## DIRECTIONS FOR THIS TASK:
All of the lines below are to be transcribed faithfully, with pictures excluded from the copy.

==== DATA BLOCK ====

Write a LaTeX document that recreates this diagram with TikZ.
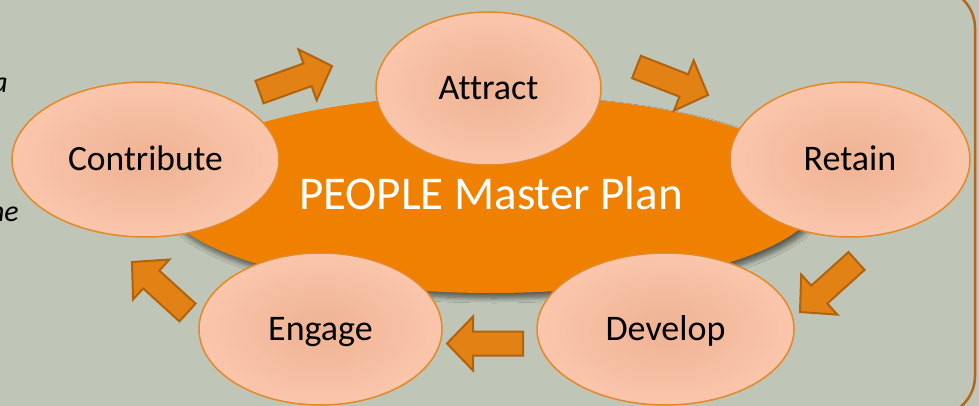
\documentclass[tikz,border=0pt]{standalone}
\usepackage{fontspec}
\setmainfont{Carlito}[Ligatures=NoCommon]
\usetikzlibrary{shapes.geometric,calc,shadows.blur}
\definecolor{bggray}{RGB}{191,198,184}
\definecolor{framebrown}{RGB}{178,104,28}
\definecolor{planorange}{RGB}{240,128,0}
\definecolor{ovalline}{RGB}{228,136,40}
\definecolor{ovalin}{RGB}{239,178,147}
\definecolor{ovalout}{RGB}{250,198,172}
\definecolor{arrowfill}{RGB}{227,130,20}
\definecolor{arrowline}{RGB}{178,98,12}
\newcommand\drawflow[2]{%
  \path ($(#2)!26pt!(#1)$) coordinate (#1base);
  \draw[flow] ($(#1)!12pt!90:(#2)$) -- ($(#1base)!12pt!-90:(#1)$)
    -- ($(#1base)!27pt!-90:(#1)$) -- (#2) -- ($(#1base)!27pt!90:(#1)$)
    -- ($(#1base)!12pt!90:(#1)$) -- ($(#1)!12pt!-90:(#2)$) -- cycle;}
\begin{document}
\begin{tikzpicture}[x=1pt,y=-1pt,
  stage/.style={ellipse, draw=ovalline, line width=1.5pt, inner color=ovalin,
    outer color=ovalout, inner sep=0pt, text height=23pt, text depth=0pt,
    font=\fontsize{36}{40}\selectfont},
  plan/.style={ellipse, fill=planorange, inner sep=0pt, text=white,
    text height=30pt, text depth=0pt, font=\fontsize{47}{52}\selectfont,
    blur shadow={shadow xshift=3pt, shadow yshift=-5pt, shadow blur steps=8,
      shadow blur radius=5pt, shadow opacity=55}},
  flow/.style={fill=arrowfill, draw=arrowline, line width=2pt, line join=miter},
  frag/.style={anchor=base east, inner sep=0pt, font=\itshape\fontsize{30}{34}\selectfont}]
\useasboundingbox (0,0) rectangle (979,406);
\fill[bggray] (0,0) rectangle (979,406);
\draw[framebrown, line width=2.5pt, rounded corners=40pt] (-60,-12) rectangle (975,416);
\node[frag] (fraga) at (8,93) {a};
\node[frag] (fragb) at (19,222) {he};
\node[plan, minimum width=660, minimum height=198] (plan) at (491,194) {PEOPLE Master Plan};
\node[stage, minimum width=267, minimum height=155, text height=22.7pt, font=\fontsize{35.5}{40}\selectfont] (contribute) at (145.5,159.5) {Contribute};
\node[stage, minimum width=225, minimum height=153] (attract) at (488.5,88.5) {Attract};
\node[stage, minimum width=240, minimum height=155] (retain) at (850,159.5) {Retain};
\node[stage, minimum width=257, minimum height=152] (develop) at (665.5,329) {Develop};
\node[stage, minimum width=243, minimum height=152] (engage) at (320.5,329) {Engage};
\coordinate (ta) at (259.5,92);  \coordinate (ha) at (332,66);
\coordinate (tb) at (636.5,67);  \coordinate (hb) at (708,95);
\coordinate (tc) at (856.5,261); \coordinate (hc) at (800,312);
\coordinate (td) at (523,343.5); \coordinate (hd) at (447,343.5);
\coordinate (te) at (187.5,312.5); \coordinate (he) at (132,262);
\drawflow{ta}{ha}
\drawflow{tb}{hb}
\drawflow{tc}{hc}
\drawflow{td}{hd}
\drawflow{te}{he}
\end{tikzpicture}
\end{document}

====

## COMPLETED EXERCISE:
Write a LaTeX document that recreates this diagram with TikZ.
\documentclass[tikz,border=0pt]{standalone}
\usepackage{fontspec}
\setmainfont{Carlito}[Ligatures=NoCommon]
\usetikzlibrary{shapes.geometric,calc,shadows.blur}
\definecolor{bggray}{RGB}{191,198,184}
\definecolor{framebrown}{RGB}{178,104,28}
\definecolor{planorange}{RGB}{240,128,0}
\definecolor{ovalline}{RGB}{228,136,40}
\definecolor{ovalin}{RGB}{239,178,147}
\definecolor{ovalout}{RGB}{250,198,172}
\definecolor{arrowfill}{RGB}{227,130,20}
\definecolor{arrowline}{RGB}{178,98,12}
\newcommand\drawflow[2]{%
  \path ($(#2)!26pt!(#1)$) coordinate (#1base);
  \draw[flow] ($(#1)!12pt!90:(#2)$) -- ($(#1base)!12pt!-90:(#1)$)
    -- ($(#1base)!27pt!-90:(#1)$) -- (#2) -- ($(#1base)!27pt!90:(#1)$)
    -- ($(#1base)!12pt!90:(#1)$) -- ($(#1)!12pt!-90:(#2)$) -- cycle;}
\begin{document}
\begin{tikzpicture}[x=1pt,y=-1pt,
  stage/.style={ellipse, draw=ovalline, line width=1.5pt, inner color=ovalin,
    outer color=ovalout, inner sep=0pt, text height=23pt, text depth=0pt,
    font=\fontsize{36}{40}\selectfont},
  plan/.style={ellipse, fill=planorange, inner sep=0pt, text=white,
    text height=30pt, text depth=0pt, font=\fontsize{47}{52}\selectfont,
    blur shadow={shadow xshift=3pt, shadow yshift=-5pt, shadow blur steps=8,
      shadow blur radius=5pt, shadow opacity=55}},
  flow/.style={fill=arrowfill, draw=arrowline, line width=2pt, line join=miter},
  frag/.style={anchor=base east, inner sep=0pt, font=\itshape\fontsize{30}{34}\selectfont}]
\useasboundingbox (0,0) rectangle (979,406);
\fill[bggray] (0,0) rectangle (979,406);
\draw[framebrown, line width=2.5pt, rounded corners=40pt] (-60,-12) rectangle (975,416);
\node[frag] (fraga) at (8,93) {a};
\node[frag] (fragb) at (19,222) {he};
\node[plan, minimum width=660, minimum height=198] (plan) at (491,194) {PEOPLE Master Plan};
\node[stage, minimum width=267, minimum height=155, text height=22.7pt, font=\fontsize{35.5}{40}\selectfont] (contribute) at (145.5,159.5) {Contribute};
\node[stage, minimum width=225, minimum height=153] (attract) at (488.5,88.5) {Attract};
\node[stage, minimum width=240, minimum height=155] (retain) at (850,159.5) {Retain};
\node[stage, minimum width=257, minimum height=152] (develop) at (665.5,329) {Develop};
\node[stage, minimum width=243, minimum height=152] (engage) at (320.5,329) {Engage};
\coordinate (ta) at (259.5,92);  \coordinate (ha) at (332,66);
\coordinate (tb) at (636.5,67);  \coordinate (hb) at (708,95);
\coordinate (tc) at (856.5,261); \coordinate (hc) at (800,312);
\coordinate (td) at (523,343.5); \coordinate (hd) at (447,343.5);
\coordinate (te) at (187.5,312.5); \coordinate (he) at (132,262);
\drawflow{ta}{ha}
\drawflow{tb}{hb}
\drawflow{tc}{hc}
\drawflow{td}{hd}
\drawflow{te}{he}
\end{tikzpicture}
\end{document}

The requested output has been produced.